Directed by: Matthew Holness, Starring: Sean Harris and Alun Armstrong. Psychological horror,
UK 2018, 82mins, Cert 15.

Released on Blu-ray, DVD and Digital HD by Bulldog Film Distribution on 4th March 2019.

 

Matthew Holness’ first feature is based on his short story originally written for an anthology themed around Freud’s essay ‘Das Unheimliche’ (trans.‘The Uncanny’). It’s therefore a far cry from Holness’s British horror parody television series ‘Garth Marenghi’s Dark Place’.

 

Receiving its English premiere at FrightFest 2018, it’s a stark, bleak, nightmarish portrayal of a man haunted by past traumas, and his despairing attempts to unburden himself of his emotional baggage.
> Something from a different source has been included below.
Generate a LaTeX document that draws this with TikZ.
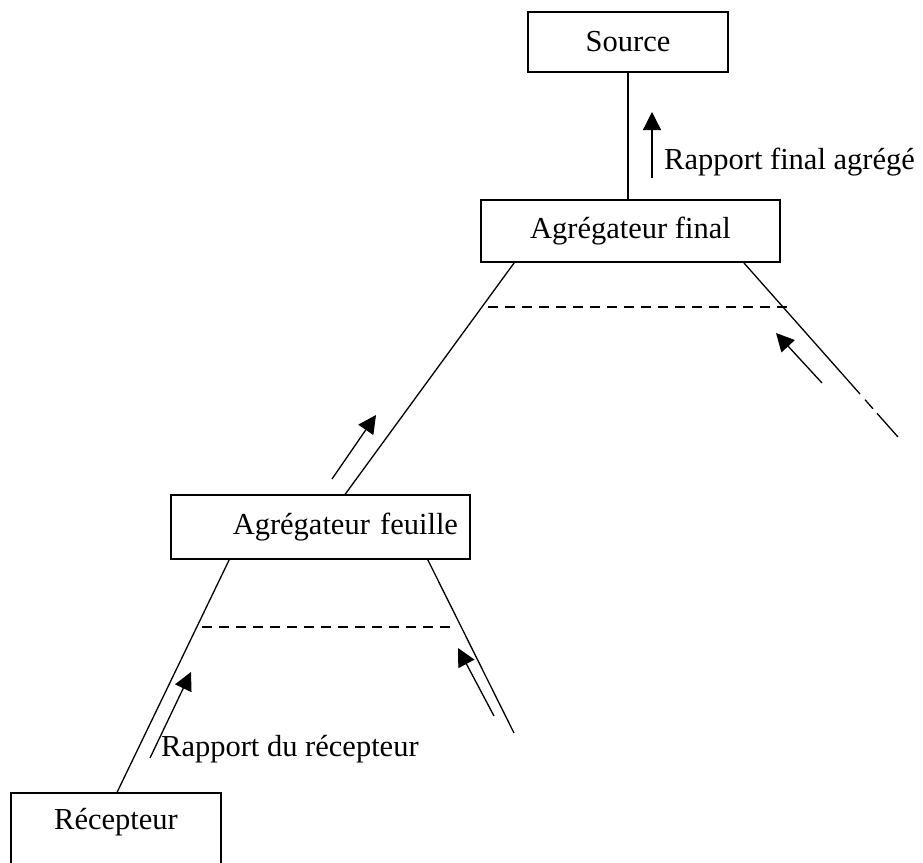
\documentclass[tikz,border=0pt]{standalone}
\usepackage{fontspec}
\setmainfont{Liberation Serif}
\usetikzlibrary{arrows.meta}
\newcommand\labfont{\fontsize{30.5}{36}\selectfont}
\begin{document}
\begin{tikzpicture}[x=1pt,y=-1pt,
  box/.style={draw, line width=1.6pt, inner sep=0pt, font=\labfont},
  conn/.style={line width=1.3pt},
  dashline/.style={line width=1.3pt, dash pattern=on 10pt off 7pt},
  flow/.style={line width=1.3pt, -{Triangle[length=18pt,width=18pt]}},
  lab/.style={font=\labfont, inner sep=0pt}]
\useasboundingbox (0,0) rectangle (923,862);
% boxes
\node[box, minimum width=200pt, minimum height=60pt] (source) at (628,42) {Source};
\node[box, minimum width=299pt, minimum height=62pt] (final) at (630.5,231) {Agrégateur final};
\node[box, text width=275pt, align=right, inner xsep=12pt, minimum height=64pt] (feuille) at (320.5,527) {Agrégateur feuille};
\node[box, minimum width=210pt, minimum height=90pt, anchor=north,
      label={[lab, anchor=center, yshift=-30pt]north:Récepteur}] (recep) at (116,792) {};
% connectors
\draw[conn] (source.south) -- (source.south |- final.north);
\draw[conn] ([xshift=34pt]final.south west) -- ([xshift=175pt]feuille.north west);
\coordinate (r1) at (860,394);
\coordinate (r2) at (865,399.7);
\coordinate (r3) at (873,408.8);
\coordinate (r4) at (877,413.3);
\coordinate (r5) at (898,437);
\draw[conn] ([xshift=-37pt]final.south east) -- (r1);
\draw[conn] (r2) -- (r3);
\draw[conn] (r4) -- (r5);
\draw[conn] ([xshift=59pt]feuille.south west) -- ([xshift=107pt]recep.north west);
\coordinate (fr) at (514,733);
\draw[conn] ([xshift=-43pt]feuille.south east) -- (fr);
% dashed levels
\coordinate (d1a) at (488,307); \coordinate (d1b) at (788,307);
\coordinate (d2a) at (202,627); \coordinate (d2b) at (453,627);
\draw[dashline] (d1a) -- (d1b);
\draw[dashline] (d2a) -- (d2b);
% flow arrows
\coordinate (a1t) at (652,178); \coordinate (a1h) at (652,112);
\coordinate (a2t) at (822,383); \coordinate (a2h) at (776,333);
\coordinate (a3t) at (332,479); \coordinate (a3h) at (376,415);
\coordinate (a4t) at (494,716); \coordinate (a4h) at (458,648);
\coordinate (a5t) at (150,758); \coordinate (a5h) at (191,672);
\draw[flow] (a1t) -- (a1h);
\draw[flow] (a2t) -- (a2h);
\draw[flow] (a3t) -- (a3h);
\draw[flow] (a4t) -- (a4h);
\draw[flow] (a5t) -- (a5h);
% labels
\node[lab, anchor=west] (lfin) at (664,162) {Rapport final agrégé};
\node[lab, anchor=west] (lrec) at (161,749) {Rapport du récepteur};
\end{tikzpicture}
\end{document}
Returning to his grim, semi-condemned Norfolk childhood home, disgraced former children’s puppeteer Philip (Sean Harris) clutches a brown holdall which contains ‘Possum’, a hideous marionette with tendril spider legs and a ghostly doll’s head, borne from a nursery rhymed creation drawn by Philip. Plagued by nightmares where an animated ‘Possum’ crawls towards him, Philip makes several attempts to discard the puppet, without success. He also has his creepy dishevelled stepfather Maurice (Alun Armstrong) alternating between offering him sweets and rollups and taunting him about the disappearance of a 14-year old schoolboy. There’s also a room in the old house Philip seems more than a little reluctant to enter...

 

An expressionistic suburban nightmare, dripping in a haunting 70’s atmosphere of dread, with jolting moments of disturbing imagery. It’s narrative light, with Pinter-like minimalist dialogue, but The Radiophonic Workshop’s evocative soundtrack permeates every frame saturating the film with a melancholic menace that beautifully conveys the somnambulist nature of Phillips waking nightmares.

 

The Norfolk locations are brilliantly bleak and haunting. The open marshlands conveying the spirit of M.R. James as Phillip runs through muddied landscapes pursued by the invisible ghosts of his haunted past.

 

Sean Harris is superb as the broken damaged ex-puppeteer, and Alun Armstrong is grotesquely effective as the stepfather from hell.

 

Filmed on Kodak 35mm, the blackened grimy gloom of the burnt childhood home seemingly drips with inherent sadness and past terror, and the stark loneliness of the open landscapes offers bleak comfort as images of black balloons float in the sky.

 

The abrupt and literal denouement jolts the viewer out of the seductive fever dream state and feels out of step with the meticulous Danse Macabre so carefully orchestrated to this point. But, equally, they’d surely be groans of complaint were proceedings left unresolved.

 

Early David Lynch, Jan Švankmajer and even Pete Walker could be considered as influences in this disturbingly assured first feature. It will be interesting to see just what Holness pulls out of the bag next.

 

Extras: None on the DVD/Digital HD release, but the Blu-ray has an audio commentary with director Matthew Holness and cinematographer Kit Fraser, an artwork gallery and two early short films.